DCF analysis is often used in conjunction with several investment analysis metrics to evaluate the attractiveness of a real estate investment:

1. Net Present Value (NPV): The difference between the present value of cash inflows and the present value of cash outflows. A positive NPV indicates that the investment is expected to generate a return exceeding the required rate of return.
   NPV = Σ [CF_t / (1 + r)^t] - Initial Investment
2. Internal Rate of Return (IRR): The discount rate that makes the NPV of an investment equal to zero. It represents the effective rate of return generated by the investment. A higher IRR generally indicates a more attractive investment.
3. Payback Period: The amount of time it takes for an investment to generate enough cash flow to recover the initial investment.
4. Profitability Index (PI): The ratio of the present value of cash inflows to the present value of cash outflows. A PI greater than 1 indicates that the investment is profitable.
   PI = Σ [CF_t / (1 + r)^t] / Initial Investment

5. Practical Applications and Examples

5.1 Example 1: Direct Capitalization

A commercial property generates a stabilized NOI of $100,000. Market data suggests a cap rate of 8% for similar properties. The estimated value using direct capitalization is:

V = $100,000 / 0.08 = $1,250,000

5.2 Example 2: Discounted Cash Flow Analysis

A residential property is expected to generate the following cash flows over a 5-year period:

Year 1: $50,000
Year 2: $52,000
Year 3: $54,080
Year 4: $56,243
Year 5: $58,493
Terminal Value (Year 5): $800,000

Using a discount rate of 10%, the present values are:

Year 1: $50,000 / (1 + 0.10)^1 = $45,455
Year 2: $52,000 / (1 + 0.10)^2 = $42,975
Year 3: $54,080 / (1 + 0.10)^3 = $40,555
Year 4: $56,243 / (1 + 0.10)^4 = $38,195
Year 5: $58,493 / (1 + 0.10)^5 = $35,901
Terminal Value: $800,000 / (1 + 0.10)^5 = $496,271

Total Value: $45,455 + $42,975 + $40,555 + $38,195 + $35,901 + $496,271 = $699,352

5.3 Experiment: Sensitivity Analysis

To illustrate the impact of the discount rate on value, consider the same cash flows as in Example 2. If we increase the discount rate to 12%, the total value decreases to approximately $634,872. This demonstrates the sensitivity of DCF analysis to changes in the discount rate.

6. Conclusion

Capitalization and discounting techniques are essential tools for real estate valuation.

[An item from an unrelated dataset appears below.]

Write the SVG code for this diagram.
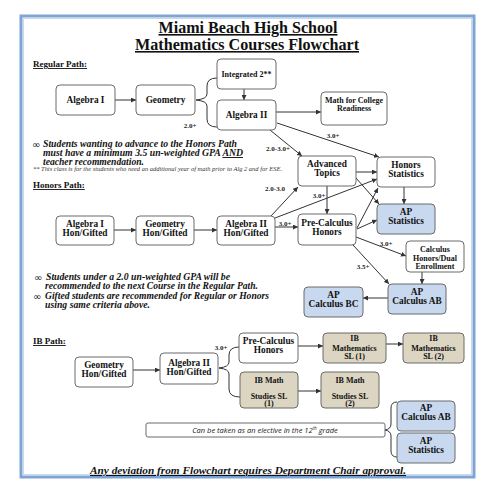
<svg xmlns="http://www.w3.org/2000/svg" width="495" height="495" viewBox="0 0 495 495">
<style>
.box{fill:#fff;stroke:#6b6b6b;stroke-width:1}
.blue{fill:#c8d8ee;stroke:#6b6b6b;stroke-width:1}
.tan{fill:#dcd5c1;stroke:#6b6b6b;stroke-width:1}
.t{font-family:"Liberation Serif","Times New Roman",serif;font-weight:bold;font-size:9.3px;text-anchor:middle;fill:#111}
.ts{font-family:"Liberation Serif","Times New Roman",serif;font-weight:bold;font-size:8px;text-anchor:middle;fill:#111}
.lbl{font-family:"Liberation Serif","Times New Roman",serif;font-weight:bold;font-size:7px;text-anchor:middle;fill:#222}
.note{font-family:"Liberation Serif","Times New Roman",serif;font-weight:bold;font-style:italic;font-size:9.5px;fill:#111}
.inf{font-family:"DejaVu Sans",sans-serif;font-size:10px;fill:#111}
.hdr{font-family:"Liberation Serif","Times New Roman",serif;font-weight:bold;font-size:9px;fill:#111;text-decoration:underline}
.title{font-family:"Liberation Serif","Times New Roman",serif;font-weight:bold;font-size:16px;text-anchor:middle;fill:#111;text-decoration:underline}
.c{fill:none;stroke:#333;stroke-width:1}
.a{fill:none;stroke:#333;stroke-width:1;marker-end:url(#ah)}
</style>
<defs>
<marker id="ah" markerWidth="6" markerHeight="5" refX="5" refY="2.5" orient="auto" markerUnits="userSpaceOnUse">
<path d="M0,0 L5,2.5 L0,5 Z" fill="#333"/>
</marker>
</defs>
<rect x="0" y="0" width="495" height="495" fill="#fff"/>
<rect x="21" y="16" width="453" height="461" fill="#fff" stroke="#7ea5d4" stroke-width="3"/>
<rect x="23.5" y="18.5" width="448" height="456" fill="none" stroke="#c9d9ee" stroke-width="1"/>

<text class="title" x="248" y="33" textLength="179" lengthAdjust="spacingAndGlyphs">Miami Beach High School</text>
<text class="title" x="247" y="50" textLength="224" lengthAdjust="spacingAndGlyphs">Mathematics Courses Flowchart</text>

<text class="hdr" x="33" y="67">Regular Path:</text>
<text class="hdr" x="33" y="188">Honors Path:</text>
<text class="hdr" x="33" y="344">IB Path:</text>

<text class="inf" x="32" y="147.5">∞</text>
<text class="note" x="43" y="147" textLength="194" lengthAdjust="spacingAndGlyphs">Students wanting to advance to the Honors Path</text>
<text class="note" x="43" y="156" textLength="200" lengthAdjust="spacingAndGlyphs">must have a minimum 3.5 un-weighted GPA <tspan text-decoration="underline">AND</tspan></text>
<text class="note" x="43" y="165" textLength="101" lengthAdjust="spacingAndGlyphs">teacher recommendation.</text>
<text x="33" y="171" font-family="Liberation Serif, serif" font-style="italic" font-size="5.5" fill="#333" textLength="249" lengthAdjust="spacingAndGlyphs">** This class is for the students who need an additional year of math prior to Alg 2 and for ESE.</text>

<text class="inf" x="34" y="280.5">∞</text>
<text class="note" x="46" y="280" textLength="184" lengthAdjust="spacingAndGlyphs">Students under a 2.0 un-weighted GPA will be</text>
<text class="note" x="45" y="289" textLength="213" lengthAdjust="spacingAndGlyphs">recommended to the next Course in the Regular Path.</text>
<text class="inf" x="33" y="299.5">∞</text>
<text class="note" x="45" y="299" textLength="224" lengthAdjust="spacingAndGlyphs">Gifted students are recommended for Regular or Honors</text>
<text class="note" x="45" y="308" textLength="105" lengthAdjust="spacingAndGlyphs">using same criteria above.</text>

<g id="connectors">
<line class="a" x1="115" y1="100" x2="136" y2="100"/>
<path class="c" d="M217,78 Q207,78 207,86 L207,94 Q207,99 196,100 Q207,101 207,106 L207,119 Q207,127 217,127"/>
<line class="a" x1="244" y1="89" x2="244" y2="100"/>
<line class="a" x1="276" y1="112" x2="321" y2="112"/>
<line class="a" x1="270" y1="130" x2="302" y2="156"/>
<line class="a" x1="277" y1="123" x2="379" y2="157"/>
<line class="a" x1="356" y1="172" x2="377" y2="172"/>
<line class="a" x1="356" y1="178" x2="379" y2="204"/>
<line class="a" x1="404" y1="187" x2="404" y2="204"/>
<line class="a" x1="327" y1="186" x2="327" y2="214"/>
<line class="a" x1="114" y1="230" x2="136" y2="230"/>
<line class="a" x1="194" y1="230" x2="217" y2="230"/>
<line class="a" x1="271" y1="216" x2="298" y2="187"/>
<line class="a" x1="275" y1="218" x2="377" y2="179"/>
<line class="a" x1="275" y1="227" x2="298" y2="227"/>
<line class="a" x1="357" y1="228" x2="378" y2="188"/>
<line class="a" x1="357" y1="229" x2="377" y2="220"/>
<line class="a" x1="356" y1="237" x2="406" y2="256"/>
<line class="a" x1="353" y1="245" x2="389" y2="284"/>
<line class="a" x1="422" y1="272" x2="422" y2="284"/>
<line class="a" x1="388" y1="298" x2="363" y2="298"/>
<line class="a" x1="133" y1="370" x2="160" y2="370"/>
<path class="c" d="M239,347 Q229,347 229,355 L229,362 Q229,367 219,368 Q229,369 229,374 L229,389 Q229,397 240,397"/>
<line class="a" x1="298" y1="346" x2="323" y2="346"/>
<line class="a" x1="386" y1="344" x2="403" y2="344"/>
<line class="a" x1="298" y1="391" x2="321" y2="391"/>
<path class="c" d="M397,402 Q391,402 391,408 L391,424 Q391,429 385,430 Q391,431 391,436 L391,451 Q391,457 397,457"/>
<text class="lbl" x="190" y="127.5">2.0+</text>
<text class="lbl" x="333" y="137.5">3.0+</text>
<text class="lbl" x="278" y="150.5">2.0-3.0+</text>
<text class="lbl" x="275" y="190.5">2.0-3.0</text>
<text class="lbl" x="319" y="197.5">3.0+</text>
<text class="lbl" x="285" y="226">3.0+</text>
<text class="lbl" x="386" y="245.5">3.0+</text>
<text class="lbl" x="363" y="268.5">3.5+</text>
<text class="lbl" x="221" y="349.5">3.0+</text>
</g>

<g id="n-alg1"><rect class="box" x="56" y="85" width="59" height="30" rx="4"/><text class="t" x="85.5" y="103">Algebra I</text></g>
<g id="n-geom"><rect class="box" x="136" y="85" width="59" height="30" rx="4"/><text class="t" x="165.5" y="103">Geometry</text></g>
<g id="n-int2"><rect class="box" x="217" y="59" width="59" height="30" rx="4"/><text class="ts" x="246.5" y="76.5">Integrated 2**</text></g>
<g id="n-alg2"><rect class="box" x="217" y="100" width="59" height="30" rx="4"/><text class="t" x="246.5" y="118">Algebra II</text></g>
<g id="n-mcr"><rect class="box" x="321" y="92" width="66" height="33" rx="4"/><text class="ts" x="354" y="103">Math for College</text><text class="ts" x="354" y="110.5">Readiness</text></g>
<g id="n-adv"><rect class="box" x="298" y="156" width="58" height="30" rx="4"/><text class="t" x="327" y="167">Advanced</text><text class="t" x="327" y="175.5">Topics</text></g>
<g id="n-hstat"><rect class="box" x="377" y="157" width="58" height="30" rx="4"/><text class="t" x="406" y="168">Honors</text><text class="t" x="406" y="176.5">Statistics</text></g>
<g id="n-apstat"><rect class="blue" x="377" y="204" width="58" height="30" rx="4"/><text class="t" x="406" y="215">AP</text><text class="t" x="406" y="224">Statistics</text></g>
<g id="n-alg1h"><rect class="box" x="56" y="216" width="58" height="29" rx="4"/><text class="t" x="85" y="226.5">Algebra I</text><text class="t" x="85" y="235.5">Hon/Gifted</text></g>
<g id="n-geomh"><rect class="box" x="136" y="216" width="58" height="29" rx="4"/><text class="t" x="165" y="226.5">Geometry</text><text class="t" x="165" y="235.5">Hon/Gifted</text></g>
<g id="n-alg2h"><rect class="box" x="217" y="216" width="58" height="29" rx="4"/><text class="t" x="246" y="226.5">Algebra II</text><text class="t" x="246" y="235.5">Hon/Gifted</text></g>
<g id="n-prec"><rect class="box" x="298" y="214" width="58" height="31" rx="4"/><text class="t" x="327" y="226">Pre-Calculus</text><text class="t" x="327" y="234.5">Honors</text></g>
<g id="n-calch"><rect class="box" x="406" y="241" width="58" height="31" rx="4"/><text class="ts" x="435" y="252">Calculus</text><text class="ts" x="435" y="260.5">Honors/Dual</text><text class="ts" x="435" y="269">Enrollment</text></g>
<g id="n-apab"><rect class="blue" x="388" y="284" width="58" height="30" rx="4"/><text class="t" x="417" y="295">AP</text><text class="t" x="417" y="304">Calculus AB</text></g>
<g id="n-apbc"><rect class="blue" x="304" y="287" width="59" height="30" rx="4"/><text class="t" x="333.5" y="297.5">AP</text><text class="t" x="333.5" y="306.5">Calculus BC</text></g>
<g id="n-ibgeom"><rect class="box" x="75" y="357" width="58" height="30" rx="4"/><text class="t" x="104" y="368">Geometry</text><text class="t" x="104" y="376.5">Hon/Gifted</text></g>
<g id="n-ibalg2"><rect class="box" x="160" y="353" width="58" height="31" rx="4"/><text class="t" x="189" y="366">Algebra II</text><text class="t" x="189" y="374.5">Hon/Gifted</text></g>
<g id="n-ibprec"><rect class="box" x="239" y="333" width="59" height="30" rx="4"/><text class="t" x="268.5" y="344">Pre-Calculus</text><text class="t" x="268.5" y="352.5">Honors</text></g>
<g id="n-ibsl1"><rect class="tan" x="323" y="333" width="63" height="30" rx="4"/><text class="ts" x="354.5" y="340.5">IB</text><text class="ts" x="354.5" y="350.5">Mathematics</text><text class="ts" x="354.5" y="359">SL (1)</text></g>
<g id="n-ibsl2"><rect class="tan" x="403" y="333" width="61" height="30" rx="4"/><text class="ts" x="433.5" y="340.5">IB</text><text class="ts" x="433.5" y="350.5">Mathematics</text><text class="ts" x="433.5" y="359">SL (2)</text></g>
<g id="n-ibms1"><rect class="tan" x="240" y="372" width="58" height="36" rx="4"/><text class="ts" x="269" y="383">IB Math</text><text class="ts" x="269" y="398.5">Studies SL</text><text class="ts" x="269" y="406">(1)</text></g>
<g id="n-ibms2"><rect class="tan" x="321" y="372" width="58" height="36" rx="4"/><text class="ts" x="350" y="383">IB Math</text><text class="ts" x="350" y="398.5">Studies SL</text><text class="ts" x="350" y="406">(2)</text></g>
<g id="n-elective"><rect class="box" x="146" y="423" width="239" height="14" rx="2"/><text x="265" y="432.5" font-family="Open Sans, Liberation Sans, sans-serif" font-style="italic" font-size="7.5" text-anchor="middle" fill="#222">Can be taken as an elective in the 12<tspan font-size="4.5" dy="-3">th</tspan><tspan dy="3"> grade</tspan></text></g>
<g id="n-apab2"><rect class="blue" x="397" y="401" width="58" height="30" rx="4"/><text class="t" x="426" y="411">AP</text><text class="t" x="426" y="420">Calculus AB</text></g>
<g id="n-apstat2"><rect class="blue" x="397" y="433" width="58" height="30" rx="4"/><text class="t" x="426" y="444">AP</text><text class="t" x="426" y="453">Statistics</text></g>

<text x="248" y="474" font-family="Liberation Serif, serif" font-weight="bold" font-style="italic" font-size="10.5" text-anchor="middle" fill="#111" text-decoration="underline" textLength="316" lengthAdjust="spacingAndGlyphs">Any deviation from Flowchart requires Department Chair approval.</text>
</svg>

Understanding the underlying principles, mathematical formulations, and practical applications of these techniques is crucial for accurately assessing the value of real estate investments. While direct capitalization provides a simplified approach for stable income streams, DCF analysis offers a more flexible and comprehensive framework for valuing properties with complex or irregular cash flows. By carefully considering the inputs and assumptions used in these analyses, appraisers can provide reliable and well-supported value opinions.